Clara Ehrenberg


Clara Ehrenberg was a German micropaleontologist and scientific illustrator who worked along with her father Christian Gottfried Ehrenberg, illustrating many of his works and cataloguing his collections

Biography

Clara Ehrenberg was born in Berlin, the youngest of four daughters of Christian Gottfried Ehrenberg and Julie née Rose. After the death of her mother in 1848, she was raised by her step-mother Lina Friccius. She was educated privately in the classics, illustration and science. She trained as a teacher and received a degree in 1857. She trained in art under Julius Tempeltey, picking up techniques in botanical illustration, and watercolour techniques from Karl Eduard Biermann. They lived for some time in a building owned by the Verein der naturforschenden Freunde Berlins. Here she was sometimes involved in the scientific activities of the society. From 1860 she worked with her father on microscopy, illustration and cataloguing her father's specimen collections. From 1865 her father began to lose sight and although he regained some sight after a surgery in 1867, he was not able to use the microscope.

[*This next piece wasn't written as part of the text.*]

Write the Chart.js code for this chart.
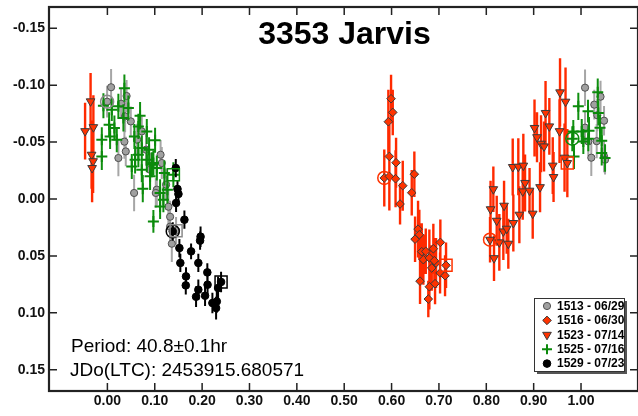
<!DOCTYPE html>
<html>
<head>
<meta charset="utf-8">
<script src="https://cdn.jsdelivr.net/npm/chart.js@4.4.1/dist/chart.umd.min.js"></script>
<style>
  html, body { margin: 0; padding: 0; background: #fff; }
  canvas { display: block; }
</style>
</head>
<body>
<canvas id="lc" width="638" height="416"></canvas>
<script>
// Lightcurve of 3353 Jarvis, phased to P = 40.8 h.
// Each session row: [phase, delta mag, error]. First row is the session start, last row the session end.
const sessions = ['1513 - 06/29', '1516 - 06/30', '1523 - 07/14', '1525 - 07/16', '1529 - 07/23'];

const s1513 = [
  [-0.0006, -0.0855, 0.014],
  [0.0078, -0.0982, 0.016], [0.0405, -0.0905, 0.014], [0.0289, -0.0837, 0.013],
  [0.0374, -0.0726, 0.014], [0.0494, -0.0682, 0.013], [0.0359, -0.0504, 0.015],
  [0.0388, -0.0418, 0.013], [0.0232, -0.0360, 0.016], [0.0564, -0.0053, 0.016],
  [0.0627, -0.0521, 0.014], [0.0726, -0.0594, 0.013], [0.0817, -0.0433, 0.014],
  [0.0901, -0.0257, 0.015], [0.1123, -0.0389, 0.013], [0.1148, -0.0316, 0.014],
  [0.1043, -0.0082, 0.014], [0.1022, -0.0053, 0.013], [0.1239, -0.0126, 0.014],
  [0.1288, 0.0068, 0.015], [0.1324, 0.0156, 0.014], [0.1324, 0.0243, 0.013],
  [0.1360, 0.0393, 0.016],
  [1.0085, -0.0978, 0.016], [1.0412, -0.0899, 0.014], [1.0280, -0.0829, 0.013],
  [1.0344, -0.0736, 0.014], [1.0486, -0.0688, 0.013], [1.0085, -0.0627, 0.014],
  [1.0331, -0.0508, 0.015], [1.0154, -0.0506, 0.013], [1.0217, -0.0363, 0.016],
  [1.0486, -0.0374, 0.014], [1.0507, -0.0345, 0.013],
  [0.1450, 0.0279, 0.012]
];

const s1516 = [
  [0.5846, -0.0185, 0.025],
  [0.5989, -0.0881, 0.021], [0.6025, -0.0761, 0.020], [0.5932, -0.0679, 0.028],
  [0.5953, -0.0374, 0.028], [0.6095, -0.0319, 0.022], [0.5953, -0.0199, 0.030],
  [0.6084, -0.0178, 0.025], [0.6236, -0.0117, 0.022], [0.6481, -0.0218, 0.020],
  [0.6426, -0.0055, 0.020], [0.6179, 0.0044, 0.018], [0.6559, 0.0265, 0.025],
  [0.6586, 0.0314, 0.022], [0.6496, 0.0353, 0.020], [0.6637, 0.0463, 0.025],
  [0.6671, 0.0533, 0.022], [0.6722, 0.0460, 0.020], [0.6798, 0.0518, 0.025],
  [0.6882, 0.0437, 0.022], [0.7030, 0.0381, 0.020], [0.6939, 0.0562, 0.022],
  [0.6848, 0.0606, 0.020], [0.6903, 0.0542, 0.020], [0.7024, 0.0650, 0.018],
  [0.7129, 0.0674, 0.018], [0.6601, 0.0722, 0.020], [0.6798, 0.0771, 0.020],
  [0.6918, 0.0744, 0.018], [0.6776, 0.0879, 0.016],
  [0.7150, 0.0583, 0.020]
];

const s1523 = [
  [0.8079, 0.0358, 0.020],
  [0.8163, 0.0520, 0.020], [0.8275, 0.0381, 0.025], [0.8465, 0.0393, 0.022],
  [0.8360, 0.0285, 0.025], [0.8431, 0.0261, 0.022], [0.8220, 0.0191, 0.022],
  [0.8571, 0.0211, 0.025], [0.8090, 0.0090, 0.025], [0.8375, 0.0059, 0.022],
  [0.8698, 0.0138, 0.025], [0.8980, 0.0129, 0.022], [0.8149, -0.0086, 0.020],
  [0.8558, -0.0281, 0.025], [0.8676, -0.0284, 0.025], [0.8782, -0.0293, 0.028],
  [0.8818, -0.0141, 0.025], [0.8769, -0.0067, 0.025], [0.8913, -0.0073, 0.020],
  [0.9135, -0.0104, 0.022], [0.9018, -0.0624, 0.025], [0.9071, -0.0543, 0.022],
  [0.9156, -0.0486, 0.025], [0.9219, -0.0462, 0.022], [0.9251, -0.0756, 0.028],
  [0.9331, -0.0638, 0.025], [0.9403, -0.0293, 0.025], [0.9420, -0.0193, 0.022],
  [0.9546, -0.0596, 0.028], [0.9557, -0.0937, 0.030], [0.9673, -0.0855, 0.030],
  [0.9652, -0.0363, 0.030],
  [-0.0355, -0.0858, 0.025], [-0.0471, -0.0596, 0.025], [-0.0296, -0.0631, 0.028],
  [-0.0334, -0.0389, 0.030], [-0.0302, -0.0332, 0.028], [-0.0323, -0.0272, 0.030],
  [0.9711, -0.0316, 0.030]
];

const s1525 = [
  [0.9816, -0.0530, 0.011],
  [0.9852, -0.0374, 0.011], [0.9837, -0.0594, 0.010], [0.9943, -0.0814, 0.012],
  [1.0015, -0.0594, 0.011], [1.0049, -0.0506, 0.011], [1.0148, -0.0772, 0.010],
  [1.0154, -0.0530, 0.011], [1.0169, -0.0600, 0.012], [1.0353, -0.0938, 0.012],
  [1.0365, -0.0756, 0.011], [1.0401, -0.0627, 0.011], [1.0437, -0.0512, 0.012],
  [1.0437, -0.0404, 0.011], [1.0507, -0.0360, 0.012],
  [-0.0118, -0.0521, 0.011], [-0.0118, -0.0374, 0.012], [-0.0084, -0.0820, 0.011],
  [0.0036, -0.0653, 0.011], [0.0057, -0.0550, 0.011], [0.0093, -0.0785, 0.010],
  [0.0148, -0.0624, 0.011], [0.0198, -0.0521, 0.011], [0.0232, -0.0814, 0.011],
  [0.0338, -0.0712, 0.012], [0.0359, -0.0974, 0.012], [0.0443, -0.0800, 0.011],
  [0.0515, -0.0286, 0.011], [0.0570, -0.0550, 0.011], [0.0585, -0.0345, 0.012],
  [0.0654, -0.0638, 0.011], [0.0654, -0.0389, 0.011], [0.0690, -0.0732, 0.012],
  [0.0726, -0.0448, 0.011], [0.0726, -0.0257, 0.011], [0.0747, -0.0091, 0.012],
  [0.0832, -0.0594, 0.011], [0.0832, -0.0345, 0.011], [0.0880, -0.0433, 0.011],
  [0.0901, -0.0199, 0.012], [0.0937, -0.0301, 0.011], [0.0971, -0.0316, 0.011],
  [0.0971, 0.0197, 0.010], [0.1007, -0.0517, 0.011], [0.1043, -0.0272, 0.011],
  [0.1113, -0.0053, 0.012], [0.1113, 0.0065, 0.011], [0.1182, 0.0006, 0.011],
  [0.1203, -0.0228, 0.011], [0.1267, -0.0082, 0.012],
  [0.1393, -0.0214, 0.011]
];

const s1529 = [
  [0.1380, 0.0285, 0.008],
  [0.1444, -0.0272, 0.008], [0.1480, -0.0088, 0.007], [0.1500, -0.0044, 0.007],
  [0.1450, 0.0035, 0.008], [0.1626, 0.0182, 0.008], [0.1520, 0.0431, 0.008],
  [0.1540, 0.0562, 0.008], [0.1767, 0.0460, 0.007], [0.1957, 0.0366, 0.008],
  [0.1967, 0.0331, 0.009], [0.1920, 0.0562, 0.008], [0.1660, 0.0680, 0.008],
  [0.1655, 0.0759, 0.008], [0.1920, 0.0797, 0.009], [0.1872, 0.0859, 0.009],
  [0.2110, 0.0645, 0.008], [0.2115, 0.0753, 0.008], [0.2062, 0.0850, 0.009],
  [0.2217, 0.0914, 0.009], [0.2310, 0.0900, 0.010], [0.2295, 0.0958, 0.010],
  [0.2337, 0.0782, 0.010],
  [0.2400, 0.0729, 0.009]
];

const sessionData = [s1513, s1516, s1523, s1525, s1529];

const xTicks = [0, 0.1, 0.2, 0.3, 0.4, 0.5, 0.6, 0.7, 0.8, 0.9, 1.0];
const yTicks = [-0.15, -0.10, -0.05, 0, 0.05, 0.10, 0.15];

const titleText = '3353 Jarvis';
const notes = ['Period: 40.8\u00b10.1hr', 'JDo(LTC): 2453915.680571'];

const FONT = '"Liberation Sans", Arial, Helvetica, sans-serif';

// marker look per session
const styles = [
  { shape: 'circle', radius: 3.6, rot: 0, fill: '#a0a0a0', edge: '#505050', edgeW: 1, bar: '#a6a6a6', barW: 2, mark: '#8a8a8a' },
  { shape: 'rectRot', radius: 4.3, rot: 0, fill: '#ff3300', edge: '#3a3a3a', edgeW: 1, bar: '#ff2a00', barW: 2.4, mark: '#ff3300' },
  { shape: 'triangle', radius: 5, rot: 180, fill: '#ff3300', edge: '#3a3a3a', edgeW: 1, bar: '#ff2a00', barW: 2.4, mark: '#ff3300' },
  { shape: 'cross', radius: 5.5, rot: 0, fill: '#0b8a0b', edge: '#0b8a0b', edgeW: 2, bar: '#0f8f0f', barW: 2, mark: '#0b8a0b' },
  { shape: 'circle', radius: 3.8, rot: 0, fill: '#000000', edge: '#000000', edgeW: 1, bar: '#000000', barW: 2, mark: '#000000' }
];

const datasets = sessions.map((name, k) => ({
  label: name,
  data: sessionData[k].map(r => ({ x: r[0], y: r[1] })),
  errors: sessionData[k].map(r => r[2]),
  barColor: styles[k].bar,
  barWidth: styles[k].barW,
  pointStyle: styles[k].shape,
  pointRotation: styles[k].rot,
  pointRadius: styles[k].radius,
  pointBackgroundColor: styles[k].fill,
  pointBorderColor: styles[k].edge,
  pointBorderWidth: styles[k].edgeW,
  order: 10 - k
}));

// open circle on the first point of a session, open square on the last
sessionData.forEach((rows, k) => {
  const first = rows[0], last = rows[rows.length - 1];
  datasets.push({
    label: sessions[k] + ' ends',
    data: [{ x: first[0], y: first[1] }, { x: last[0], y: last[1] }],
    pointStyle: ['circle', 'rect'],
    pointRadius: [6.5, 8.5],
    pointBackgroundColor: 'rgba(0,0,0,0)',
    pointBorderColor: styles[k].mark,
    pointBorderWidth: 1.5,
    order: 0
  });
});

const errorBars = {
  id: 'errorBars',
  beforeDatasetDraw(chart, args) {
    const ds = chart.data.datasets[args.index];
    if (!ds.errors) return;
    const { ctx, chartArea: a, scales: { x, y } } = chart;
    ctx.save();
    ctx.beginPath();
    ctx.rect(a.left, a.top, a.right - a.left, a.bottom - a.top);
    ctx.clip();
    ctx.strokeStyle = ds.barColor;
    ctx.lineWidth = ds.barWidth;
    ctx.beginPath();
    ds.data.forEach((p, i) => {
      const px = x.getPixelForValue(p.x);
      ctx.moveTo(px, y.getPixelForValue(p.y - ds.errors[i]));
      ctx.lineTo(px, y.getPixelForValue(p.y + ds.errors[i]));
    });
    ctx.stroke();
    ctx.restore();
  }
};

const frame = {
  id: 'frame',
  afterDatasetsDraw(chart) {
    const { ctx, chartArea: a, scales: { x, y } } = chart;
    ctx.save();
    ctx.strokeStyle = '#222';
    ctx.lineWidth = 1.5;
    ctx.beginPath();
    xTicks.forEach(v => {
      const px = x.getPixelForValue(v);
      ctx.moveTo(px, a.top); ctx.lineTo(px, a.top + 8);
      ctx.moveTo(px, a.bottom); ctx.lineTo(px, a.bottom - 8);
    });
    yTicks.forEach(v => {
      const py = y.getPixelForValue(v);
      ctx.moveTo(a.left, py); ctx.lineTo(a.left + 8, py);
      ctx.moveTo(a.right, py); ctx.lineTo(a.right - 8, py);
    });
    ctx.stroke();
    ctx.lineWidth = 2.2;
    ctx.strokeRect(a.left, a.top, a.right - a.left, a.bottom - a.top);
    ctx.restore();
  }
};

const labels = {
  id: 'labels',
  afterDraw(chart) {
    const { ctx, chartArea: a } = chart;
    ctx.save();
    ctx.fillStyle = '#000';
    ctx.textBaseline = 'middle';
    ctx.textAlign = 'center';
    ctx.font = 'bold 32px ' + FONT;
    ctx.fillText(titleText, (a.left + 640) / 2, 35);

    ctx.textAlign = 'left';
    ctx.font = '19px ' + FONT;
    ctx.fillText(notes[0], 71, 347);
    ctx.fillText(notes[1], 70, 370.5);

    // legend box with drop shadow
    const bx = 534, by = 298, bw = 90, bh = 73;
    ctx.fillStyle = '#555';
    ctx.fillRect(bx + 3, by + 3, bw, bh);
    ctx.fillStyle = '#fff';
    ctx.fillRect(bx, by, bw, bh);
    ctx.strokeStyle = '#333';
    ctx.lineWidth = 1;
    ctx.strokeRect(bx + 0.5, by + 0.5, bw, bh);

    ctx.font = 'bold 12px ' + FONT;
    sessions.forEach((name, k) => {
      const s = styles[k];
      const ry = by + 8 + k * 14.4;
      ctx.fillStyle = s.fill;
      ctx.strokeStyle = s.edge;
      ctx.lineWidth = s.edgeW;
      Chart.helpers.drawPoint(ctx, {
        pointStyle: s.shape,
        radius: s.shape === 'cross' ? 5 : s.radius,
        rotation: s.rot,
        borderWidth: s.edgeW
      }, bx + 13, ry);
      ctx.fillStyle = '#000';
      ctx.fillText(name, bx + 23, ry + 0.5);
    });
    ctx.restore();
  }
};

// keep the plot box fixed: no extra room for edge labels
const noEdgePadding = s => {
  s.paddingTop = 0; s.paddingBottom = 0; s.paddingLeft = 0; s.paddingRight = 0;
};

new Chart(document.getElementById('lc'), {
  type: 'scatter',
  data: { datasets },
  options: {
    responsive: false,
    animation: false,
    devicePixelRatio: 1,
    events: [],
    layout: { autoPadding: false, padding: { top: 7, right: 0, left: 0, bottom: 0 } },
    plugins: { legend: { display: false }, tooltip: { enabled: false } },
    scales: {
      x: {
        type: 'linear',
        min: -0.1233,
        max: 1.1203,
        afterFit: s => { s.height = 25; noEdgePadding(s); },
        afterBuildTicks: s => { s.ticks = xTicks.map(v => ({ value: v })); },
        grid: { display: false, drawTicks: false },
        border: { display: false },
        ticks: {
          padding: 2,
          color: '#111',
          font: { family: FONT, size: 14, weight: 'bold' },
          maxRotation: 0,
          autoSkip: false,
          callback: v => v.toFixed(2)
        }
      },
      y: {
        type: 'linear',
        reverse: true,
        min: -0.1687,
        max: 0.1687,
        afterFit: s => { s.width = 49; noEdgePadding(s); },
        afterBuildTicks: s => { s.ticks = yTicks.map(v => ({ value: v })); },
        grid: { display: false, drawTicks: false },
        border: { display: false },
        ticks: {
          padding: 4,
          color: '#111',
          font: { family: FONT, size: 14, weight: 'bold' },
          autoSkip: false,
          callback: v => v.toFixed(2)
        }
      }
    }
  },
  plugins: [errorBars, frame, labels]
});
</script>
</body>
</html>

From then, the work of observing, describing and illustrating specimens was entirely handler by her. The publications, mainly on phytoliths and foraminifers, did not explicitly note her as an author. She interacted with her father's friends in the Berlin intellectual circle including Alexander von Humboldt, Eilhard Mitscherlich, Gustav Rose, Johann [Christian Poggendorff], the brothers Grimm, and others. She wrote an autobiography that was published in 1905. It was her geographically indexed specimen catalogues that made the collections of her father usable for subsequent research.